* _Supplied information_
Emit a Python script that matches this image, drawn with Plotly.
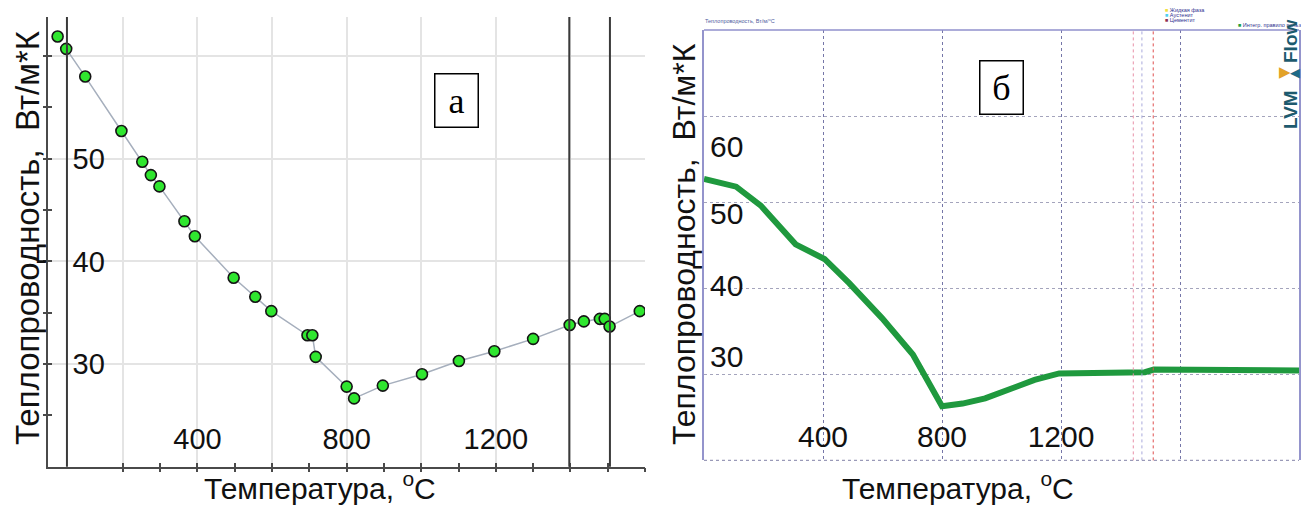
import plotly.graph_objects as go

W, H = 1301, 506

# ---------------- data ----------------
# Panel "а": measured points (temperature, °C ; conductivity, W/m*K)
a_temp = [25, 48, 99, 196, 252, 275, 298, 365, 393, 497, 555, 598, 695, 708, 717,
          800, 820, 897, 1002, 1101, 1196, 1300, 1398, 1436, 1479, 1492, 1505, 1586]
a_k = [61.9, 60.7, 58.0, 52.7, 49.7, 48.4, 47.3, 43.9, 42.45, 38.4, 36.55, 35.15, 32.8, 32.8, 30.7,
       27.8, 26.65, 27.9, 29.0, 30.3, 31.25, 32.45, 33.8, 34.15, 34.4, 34.4, 33.65, 35.15]
a_marker_lines = [50, 1397, 1506]

# Panel "б": LVMFlow curve
b_temp = [0, 108, 191, 308, 405, 488, 599, 702, 800, 869, 945, 1028, 1111, 1194,
          1482, 1512, 1927, 2000]
b_k = [52.7, 51.8, 49.6, 45.1, 43.4, 40.6, 36.5, 32.3, 26.3, 26.6, 27.2, 28.2, 29.35, 30.1,
       30.25, 30.55, 30.6, 30.45]
b_phase_lines = [1443, 1472, 1510]
b_phase_colors = ["#e890a8", "#a9a9dc", "#e05050"]

x_tick_vals_a = [400, 800, 1200]
x_tick_text_a = ["400", "800", "1200"]
x_grid_extra_a = [200, 600, 1000, 1400]
y_tick_vals_a = [30, 40, 50]
y_tick_text_a = ["30", "40", "50"]
y_grid_extra_a = [60]

x_tick_vals_b = [400, 800, 1200]
x_tick_text_b = ["400", "800", "1200"]
x_grid_extra_b = [1600]
y_grid_b = [30, 40, 50, 60]
y_label_text_b = ["60", "50", "40", "30"]

legend_names = ["Жидкая фаза", "Аустенит", "Цементит", "Интегр. правило польз"]
legend_colors = ["#f0e040", "#50d0f0", "#903050", "#20a040"]

y_title = "Теплопроводность,  Вт/м*К"
x_title = "Температура, <sup>o</sup>C"

# ---------------- layout helpers ----------------
def fx(p):
    return p / W

def fy(p):
    return 1 - p / H

SANS = "Liberation Sans, Arial, sans-serif"
SERIF = "Liberation Serif, Times New Roman, serif"

fig = go.Figure()

# panel a traces
fig.add_trace(go.Scatter(x=a_temp[1:], y=a_k[1:], mode="lines",
                         line=dict(color="#a6afbd", width=1.5),
                         xaxis="x", yaxis="y", hoverinfo="skip"))
fig.add_trace(go.Scatter(x=a_temp, y=a_k, mode="markers",
                         marker=dict(size=11, color="#2fe62f",
                                     line=dict(color="#151515", width=1.6)),
                         xaxis="x", yaxis="y"))
# dummy traces to activate tick overlay axes
for xa, ya in [("x3", "y"), ("x4", "y"), ("x", "y3"), ("x", "y4")]:
    fig.add_trace(go.Scatter(x=[None], y=[None], xaxis=xa, yaxis=ya, showlegend=False))

# panel b trace
fig.add_trace(go.Scatter(x=b_temp, y=b_k, mode="lines",
                         line=dict(color="#1f993e", width=6),
                         xaxis="x2", yaxis="y2"))

xa_dom = [fx(48.3), fx(645)]
ya_dom = [fy(466.7), fy(17)]
xb_dom = [fx(704), fx(1299)]
yb_dom = [fy(460.4), fy(30)]

tick_common = dict(showticklabels=False, showgrid=False, showline=False, zeroline=False,
                   ticklen=4, tickwidth=1.5, tickcolor="#4a4a4a", fixedrange=True)
grid_a = dict(showgrid=True, gridcolor="#e4e4e4", gridwidth=2)

fig.update_layout(
    width=W, height=H, autosize=False,
    margin=dict(l=0, r=0, t=0, b=0),
    paper_bgcolor="white", plot_bgcolor="white",
    showlegend=False,
    font=dict(family=SANS, color="black"),
    xaxis=dict(domain=xa_dom, anchor="y", range=[0, 1600],
               tickmode="array", tickvals=x_tick_vals_a, ticktext=x_tick_text_a,
               ticks="", ticklabelposition="inside", ticklabelstandoff=15,
               tickfont=dict(size=29, family=SANS, color="#111"),
               minor=dict(tickvals=x_grid_extra_a, ticks="", **grid_a), **grid_a,
               showline=True, linecolor="#4a4a4a", linewidth=2, zeroline=False, fixedrange=True),
    yaxis=dict(domain=ya_dom, anchor="x", range=[20, 63.8],
               tickmode="array", tickvals=y_tick_vals_a, ticktext=y_tick_text_a,
               ticks="", ticklabelposition="inside", ticklabelstandoff=27,
               tickfont=dict(size=29, family=SANS, color="#111"),
               minor=dict(tickvals=y_grid_extra_a, ticks="", **grid_a), **grid_a,
               showline=True, linecolor="#4a4a4a", linewidth=2, zeroline=False, fixedrange=True),
    xaxis3=dict(overlaying="x", anchor="y", domain=xa_dom, range=[0, 1600],
                tickmode="linear", tick0=0, dtick=100, ticks="outside", **tick_common),
    xaxis4=dict(overlaying="x", anchor="y", domain=xa_dom, range=[0, 1600],
                tickmode="linear", tick0=0, dtick=100, ticks="inside", **tick_common),
    yaxis3=dict(overlaying="y", anchor="x", domain=ya_dom, range=[20, 63.8],
                tickmode="linear", tick0=20, dtick=5, ticks="outside", **tick_common),
    yaxis4=dict(overlaying="y", anchor="x", domain=ya_dom, range=[20, 63.8],
                tickmode="linear", tick0=20, dtick=5, ticks="inside", **tick_common),
    xaxis2=dict(domain=xb_dom, anchor="y2", range=[0, 2000],
                tickmode="array", tickvals=x_tick_vals_b, ticktext=x_tick_text_b,
                ticks="", ticklabelposition="inside", ticklabelstandoff=4,
                tickfont=dict(size=30, family=SANS, color="#111"),
                showgrid=True, gridcolor="#7576a8", gridwidth=1, griddash="dot",
                minor=dict(tickvals=x_grid_extra_b, ticks="", showgrid=True,
                           gridcolor="#7576a8", gridwidth=1, griddash="dot"),
                showline=False, zeroline=False, fixedrange=True),
    yaxis2=dict(domain=yb_dom, anchor="x2", range=[20, 70],
                tickmode="array", tickvals=y_grid_b, showticklabels=False, ticks="",
                showgrid=True, gridcolor="#a4a4bc", gridwidth=1, griddash="dot",
                showline=True, mirror=True, linecolor="#9494cc", linewidth=1.5,
                zeroline=False, fixedrange=True),
)

shapes = []
for t in a_marker_lines:
    shapes.append(dict(type="line", xref="x", yref="y domain", x0=t, x1=t, y0=0, y1=1,
                       line=dict(color="#3a3a3a", width=2)))
for t, c in zip(b_phase_lines, b_phase_colors):
    shapes.append(dict(type="line", xref="x2", yref="y2 domain", x0=t, x1=t, y0=0, y1=1,
                       line=dict(color=c, width=1, dash="dot")))
shapes.append(dict(type="line", xref="x2 domain", yref="y2 domain", x0=0, x1=1, y0=1, y1=1,
                   line=dict(color="#9090cc", width=1.5)))
shapes.append(dict(type="line", xref="x2 domain", yref="y2 domain", x0=0, x1=1, y0=0, y1=0,
                   line=dict(color="#9a9ab8", width=1.2, dash="dot")))
fig.update_layout(shapes=shapes)


def txt(xp, yp, text, size, family=SANS, color="#111", angle=0, xanchor="center", **kw):
    return dict(x=fx(xp), y=fy(yp), xref="paper", yref="paper", text=text, textangle=angle,
                xanchor=xanchor, yanchor="middle", showarrow=False,
                font=dict(size=size, family=family, color=color), **kw)


ann = []
# axis titles
ann.append(txt(28, 238, y_title, 33, angle=-90))
ann.append(txt(320, 486, x_title, 30))
ann.append(txt(684, 244, y_title, 32, angle=-90))
ann.append(txt(958, 486, x_title, 30))
# pasted y labels of panel b
for t, ypx in zip(y_label_text_b, [146.7, 213.3, 285, 356.7]):
    ann.append(txt(727, ypx, t, 30))
# panel labels
box = dict(bordercolor="black", borderwidth=1.5, borderpad=0, bgcolor="white", width=42, height=52)
ann.append(txt(456, 101, "а", 36, family=SERIF, color="black", **box))
ann.append(txt(1002, 87.5, "б", 36, family=SERIF, color="black", **box))
# tiny chart title and legend of LVMFlow
ann.append(txt(703, 21.5, "Теплопроводность, Вт/м/°С", 5.5, color="#5060a0", xanchor="left"))
leg_pos = [(1163, 10), (1163, 14.7), (1163, 19.7), (1236, 25)]
for name, col, (lx, ly) in zip(legend_names, legend_colors, leg_pos):
    ann.append(txt(lx, ly, f"<span style='color:{col}'>■</span> {name}", 5.5,
                   color="#303090", xanchor="left"))
# LVMFlow logo
ann.append(txt(1291, 110, "<b>LVM</b>", 19, color="#1d5a6e", angle=-90))
ann.append(txt(1291, 42, "<b>Flow</b>", 19, color="#1d5a6e", angle=-90))
ann.append(txt(1285, 72, "▶", 15, family="DejaVu Sans", color="#e2a228"))
ann.append(txt(1295, 72, "◀", 13, family="DejaVu Sans", color="#1f6a86"))
fig.update_layout(annotations=ann)

fig.write_html("out.html")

* _Directions_
Only the lines from the top of the data through the line with "a_marker_lines = [50, 1397, 1506]" should be quoted, exactly and with both ends kept; skip the pictures.

* _Exercise result_
Emit a Python script that matches this image, drawn with Plotly.
import plotly.graph_objects as go

W, H = 1301, 506

# ---------------- data ----------------
# Panel "а": measured points (temperature, °C ; conductivity, W/m*K)
a_temp = [25, 48, 99, 196, 252, 275, 298, 365, 393, 497, 555, 598, 695, 708, 717,
          800, 820, 897, 1002, 1101, 1196, 1300, 1398, 1436, 1479, 1492, 1505, 1586]
a_k = [61.9, 60.7, 58.0, 52.7, 49.7, 48.4, 47.3, 43.9, 42.45, 38.4, 36.55, 35.15, 32.8, 32.8, 30.7,
       27.8, 26.65, 27.9, 29.0, 30.3, 31.25, 32.45, 33.8, 34.15, 34.4, 34.4, 33.65, 35.15]
a_marker_lines = [50, 1397, 1506]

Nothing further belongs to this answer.